Digitised X-ray approach could improve osteoporosis diagnosis

A computerised approach to examining patient bone X-rays for the diagnosis of osteoporosis could side-step the subjectivity associated with visual examination.

Neelesh Kumar of the Central Scientific Instruments Organisation in Chandigarh, India, and colleagues have developed the approach founded on the digitisation of X-ray images and estimation of the bone porosity associated with osteoporosis based on computer algorithm.

According to a statement, X-rays are normally used for the diagnosis of osteoporosis when other more expensive or inconvenient tests such as dual X-ray absorptiometry are precluded.

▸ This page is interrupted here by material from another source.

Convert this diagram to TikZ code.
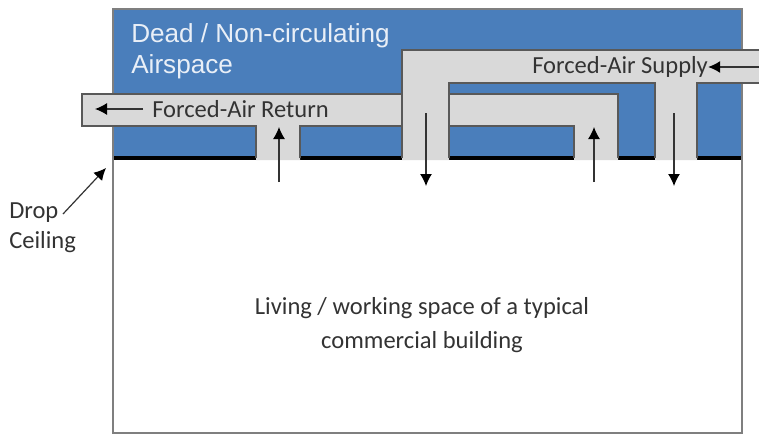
\documentclass[tikz,border=0pt]{standalone}
\usepackage{fontspec}
\setmainfont{Carlito}
\newfontfamily\arialf{Liberation Sans}
\usetikzlibrary{arrows.meta}
\definecolor{airblue}{HTML}{4A7EBB}
\definecolor{ductgray}{HTML}{D9D9D9}
\definecolor{edgegray}{HTML}{7F7F7F}
\definecolor{ductedge}{HTML}{595959}
\definecolor{labelink}{HTML}{333333}
\tikzset{
  x=0.75pt,y=-0.75pt,
  outerline/.style={draw=edgegray,line width=1.1pt},
  ductfill/.style={fill=ductgray,draw=none},
  ductline/.style={draw=ductedge,line width=0.9pt},
  flow/.style={draw=labelink,line width=0.9pt,-{Latex[length=9pt,width=9pt,color=black]}},
  ductlabel/.style={text=labelink,font=\fontsize{18.4}{22}\selectfont,inner sep=0pt,anchor=west},
  plainlabel/.style={text=labelink,font=\fontsize{18.4}{26}\selectfont,inner sep=0pt,align=center},
}
\begin{document}
\begin{tikzpicture}
\useasboundingbox (0,0) rectangle (759,436);
\fill[white] (0,0) rectangle (759,436);
% room and air space
\fill[airblue] (113,9) rectangle (742,158);
\fill[black] (113,155.5) rectangle (742,159.5);
\draw[outerline] (113,9) rectangle (742,433);
% return duct
\fill[ductfill] (82,94) -- (402,94) -- (402,126) -- (300,126) -- (300,160) -- (256,160) -- (256,126) -- (82,126) -- cycle;
\draw[ductline] (402,94) -- (82,94) -- (82,126) -- (256,126) -- (256,158);
\draw[ductline] (300,158) -- (300,126) -- (402,126);
\fill[ductfill] (449,94) -- (618,94) -- (618,160) -- (574,160) -- (574,126) -- (449,126) -- cycle;
\draw[ductline] (449,94) -- (618,94) -- (618,158);
\draw[ductline] (574,158) -- (574,126) -- (449,126);
% supply duct
\fill[ductfill] (402,50) -- (759,50) -- (759,83) -- (697,83) -- (697,160) -- (655,160) -- (655,83) -- (449,83) -- (449,160) -- (402,160) -- cycle;
\draw[ductline] (402,158) -- (402,50) -- (759,50);
\draw[ductline] (449,158) -- (449,83) -- (655,83) -- (655,158);
\draw[ductline] (697,158) -- (697,83) -- (759,83);
% text
\node[text=white!88!airblue,font=\arialf\fontsize{19.6}{23.2}\selectfont,align=left,inner sep=0pt,anchor=north west] (dead) at (131,23) {Dead / Non-circulating\\Airspace};
\node[ductlabel] (ret) at (152,109) {Forced-Air Return};
\node[ductlabel] (sup) at (532,67) {Forced-Air Supply};
\node[plainlabel,font=\fontsize{18.4}{22.5}\selectfont,align=left,anchor=north west] (drop) at (9,202) {Drop\\Ceiling};
\node[plainlabel] (room) at (422,325) {Living / working space of a typical\\commercial building};
% flow arrows
\coordinate (retend) at (95,109);
\draw[flow] (ret.west) ++(-9,0) -- (retend);
\coordinate (supstart) at (759,67);
\draw[flow] (supstart) -- (sup.east);
\coordinate (a1s) at (279,182); \coordinate (a1e) at (279,127);
\draw[flow] (a1s) -- (a1e);
\coordinate (a2s) at (426,113); \coordinate (a2e) at (426,186);
\draw[flow] (a2s) -- (a2e);
\coordinate (a3s) at (594,182); \coordinate (a3e) at (594,127);
\draw[flow] (a3s) -- (a3e);
\coordinate (a4s) at (674,113); \coordinate (a4e) at (674,186);
\draw[flow] (a4s) -- (a4e);
\coordinate (dropstart) at (63,214);
\coordinate (dropend) at (106,168);
\draw[flow] (dropstart) -- (dropend);
\end{tikzpicture}
\end{document}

X-ray examination usually confirms the diagnosis at the severe or late stage of development. However, a computerised system could allow much earlier diagnosis to be made and so give patients the opportunity to be treated more successfully before the disorder becomes a potentially debilitating illness.

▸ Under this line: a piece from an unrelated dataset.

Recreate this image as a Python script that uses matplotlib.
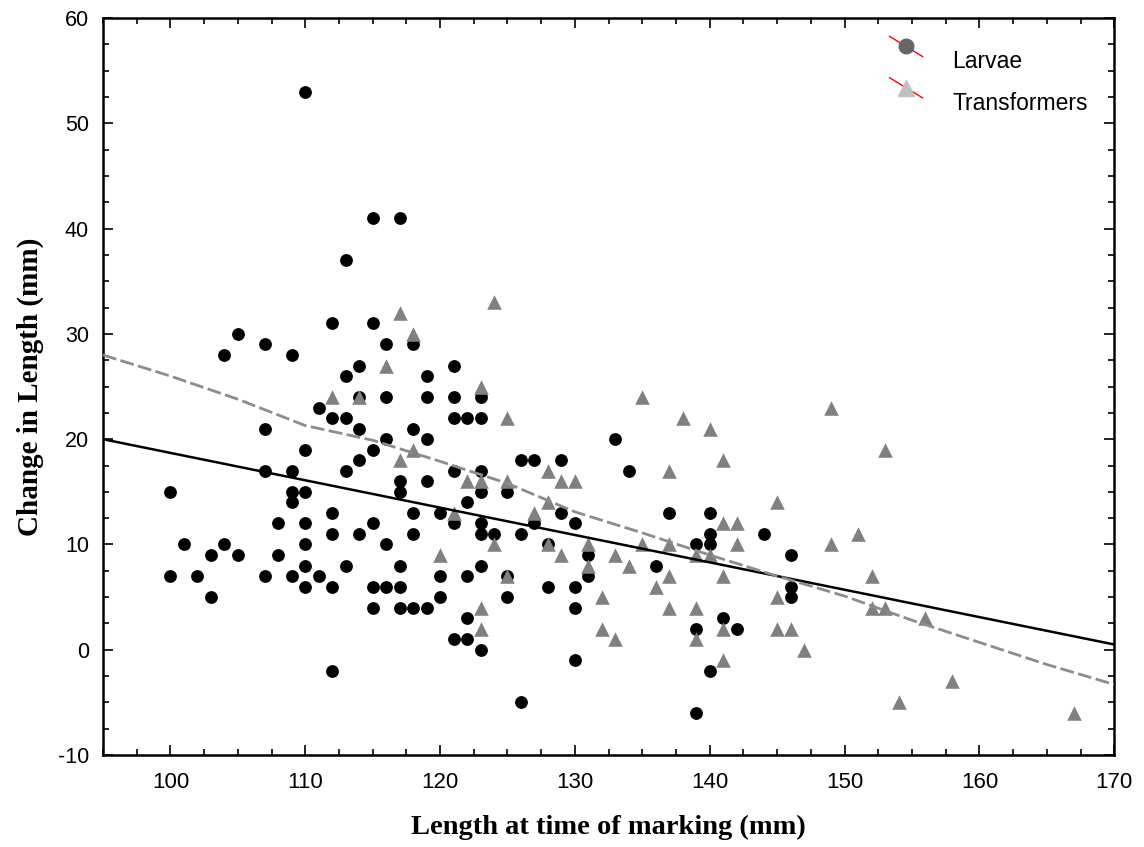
import matplotlib
matplotlib.use("Agg")
import matplotlib.pyplot as plt
from matplotlib.lines import Line2D
from matplotlib.legend_handler import HandlerBase
from matplotlib.ticker import MultipleLocator

plt.rcParams["font.family"] = ["Liberation Sans", "DejaVu Sans"]
plt.rcParams["axes.unicode_minus"] = False

# Larvae (black circles)
larvae_x = [100, 100, 101, 102, 103, 103, 104, 104, 105, 105,
            107, 107, 107, 107, 108, 108, 109, 109, 109, 109, 109,
            110, 110, 110, 110, 110, 110, 110, 111, 111,
            112, 112, 112, 112, 112, 112,
            113, 113, 113, 113, 113,
            114, 114, 114, 114, 114,
            115, 115, 115, 115, 115, 115,
            116, 116, 116, 116, 116,
            117, 117, 117, 117, 117, 117,
            118, 118, 118, 118, 118,
            119, 119, 119, 119, 119,
            120, 120, 120,
            121, 121, 121, 121, 121, 121,
            122, 122, 122, 122, 122,
            123, 123, 123, 123, 123, 123, 123, 123,
            124, 125, 125, 125,
            126, 126, 126, 127, 127, 128, 128,
            129, 129, 130, 130, 130, 130, 131, 131,
            133, 134, 136, 137,
            139, 139, 139, 140, 140, 140, 140, 141, 142, 144,
            146, 146, 146]
larvae_y = [15, 7, 10, 7, 9, 5, 28, 10, 30, 9,
            29, 21, 17, 7, 12, 9, 28, 17, 15, 14, 7,
            53, 19, 15, 12, 10, 8, 6, 23, 7,
            31, 22, 13, 11, 6, -2,
            37, 26, 22, 17, 8,
            27, 24, 21, 18, 11,
            41, 31, 19, 12, 6, 4,
            29, 24, 20, 10, 6,
            41, 16, 15, 8, 6, 4,
            29, 21, 13, 11, 4,
            26, 24, 20, 16, 4,
            13, 7, 5,
            27, 24, 22, 17, 12, 1,
            22, 14, 7, 3, 1,
            24, 22, 17, 15, 12, 11, 8, 0,
            11, 15, 7, 5,
            18, 11, -5, 18, 12, 10, 6,
            18, 13, 12, 6, 4, -1, 9, 7,
            20, 17, 8, 13,
            10, 2, -6, 13, 11, 10, -2, 3, 2, 11,
            9, 6, 5]

# Transformers (gray triangles)
trans_x = [112, 114, 116, 117, 117, 118, 118, 120, 121, 122, 123, 123, 123, 123,
           124, 124, 125, 125, 125,
           127, 128, 128, 128, 129, 129, 130, 131, 131, 132, 132, 133, 133, 134,
           135, 135, 136, 137, 137, 137, 137, 138,
           139, 139, 139, 140, 140, 141, 141, 141, 141, 141, 142, 142,
           145, 145, 145, 146, 147, 149, 149, 151, 152, 152, 153, 153,
           154, 156, 158, 167]
trans_y = [24, 24, 27, 32, 18, 30, 19, 9, 13, 16, 25, 16, 4, 2,
           33, 10, 22, 16, 7,
           13, 17, 14, 10, 16, 9, 16, 10, 8, 5, 2, 9, 1, 8,
           24, 10, 6, 17, 10, 7, 4, 22,
           9, 4, 1, 21, 9, 18, 12, 7, 2, -1, 12, 10,
           14, 5, 2, 2, 0, 23, 10, 11, 7, 4, 19, 4,
           -5, 3, -3, -6]

# fitted lines
larvae_fit_x = [95, 170]
larvae_fit_y = [20.0, 0.5]
trans_fit_x = [95, 100, 105, 110, 115, 120, 125, 130, 135, 140, 145, 150, 155, 160, 165, 170]
trans_fit_y = [28.0, 26.0, 23.8, 21.3, 19.9, 17.9, 15.8, 13.1, 11.1, 9.0, 7.0, 5.1, 2.8, 0.7, -1.4, -3.3]


class SlashHandler(HandlerBase):
    # marker sits a bit above the label, crossed by a red diagonal stroke
    def create_artists(self, legend, orig_handle, xdescent, ydescent,
                       width, height, fontsize, trans):
        cx = width / 2 - xdescent
        cy = height / 2 - ydescent + 0.6 * fontsize
        slash = Line2D([cx - width / 2, cx + width / 2],
                       [cy + 0.44 * fontsize, cy - 0.44 * fontsize],
                       color="red", lw=1.0, transform=trans)
        dot = Line2D([cx], [cy], ls="none", marker=orig_handle.get_marker(),
                     ms=orig_handle.get_markersize(),
                     mfc=orig_handle.get_markerfacecolor(),
                     mec=orig_handle.get_markeredgecolor(), transform=trans)
        return [slash, dot]


fig = plt.figure(figsize=(11.44, 8.47), dpi=100)
ax = fig.add_axes([0.090, 0.1086, 0.884, 0.870])

ax.scatter(larvae_x, larvae_y, s=85, marker="o", color="black", linewidths=0, zorder=2)
ax.scatter(trans_x, trans_y, s=110, marker="^", color="#808080", linewidths=0, zorder=3)
ax.plot(larvae_fit_x, larvae_fit_y, color="black", lw=1.8, zorder=4)
ax.plot(trans_fit_x, trans_fit_y, color="#8c8c8c", lw=2.0, ls=(0, (5, 1.6)), zorder=4)

ax.set_xlim(95, 170)
ax.set_ylim(-10, 60)
ax.xaxis.set_major_locator(MultipleLocator(10))
ax.xaxis.set_minor_locator(MultipleLocator(2.5))
ax.yaxis.set_major_locator(MultipleLocator(10))
ax.yaxis.set_minor_locator(MultipleLocator(2.5))
ax.tick_params(which="both", direction="in", top=True, right=True, width=1.2)
ax.tick_params(which="major", length=7)
ax.tick_params(which="minor", length=4)
ax.tick_params(axis="x", labelsize=16, pad=12)
ax.tick_params(axis="y", labelsize=15.5, pad=10)
for sp in ax.spines.values():
    sp.set_linewidth(1.8)

ax.set_xlabel("Length at time of marking (mm)", family="Liberation Serif",
              fontweight="bold", fontsize=20.5, labelpad=16)
ax.set_ylabel("Change in Length (mm)", family="Liberation Serif",
              fontweight="bold", fontsize=21, labelpad=10)

h1 = Line2D([], [], ls="none", marker="o", ms=10.5, mfc="#666666", mec="#666666")
h2 = Line2D([], [], ls="none", marker="^", ms=11.5, mfc="#c0c0c0", mec="#c0c0c0")
ax.legend([h1, h2], ["Larvae", "Transformers"],
          handler_map={Line2D: SlashHandler()},
          loc="upper left", bbox_to_anchor=(0.7665, 0.972), frameon=False,
          fontsize=16.5, handlelength=1.44, handletextpad=1.31, labelspacing=0.8,
          borderpad=0)

fig.savefig("out.png", dpi=100)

The addition of a reference index to the X-ray image is said to be key to the success of the new computerised technique.

In conventional methods, the X-ray source quality, the film and its processing quality are possible sources of error, but in the new system these sources are all but removed by the digital index on the film, the team said.

The team has tested the system on 40 elderly Asian patients with known diagnoses. Nine out of 10 of the females had osteoporosis, and the condition was found in almost two thirds of the men.

The team, which claims the error rate is less than two per cent, has begun the compilation of a knowledge base containing validated X-ray images with which the computer algorithm compares new X-rays.

This database can be added to with new verified images once a definitive diagnosis has been made, so the system is expected to improve with use.

‘The new tool is a cost-effective solution as it uses the existing facilities available in hospitals and thus imparts no extra financial burden on healthcare providers or patients for quantitative estimation of osteoporosis,’ the researchers said.

They added that the same computerised diagnosis could be adapted to analyse bone deformity, scoliosis measurement, X-ray cracks and fractures.

A paper detailing the research appears in International Journal of Biomedical Engineering and Technology published in October.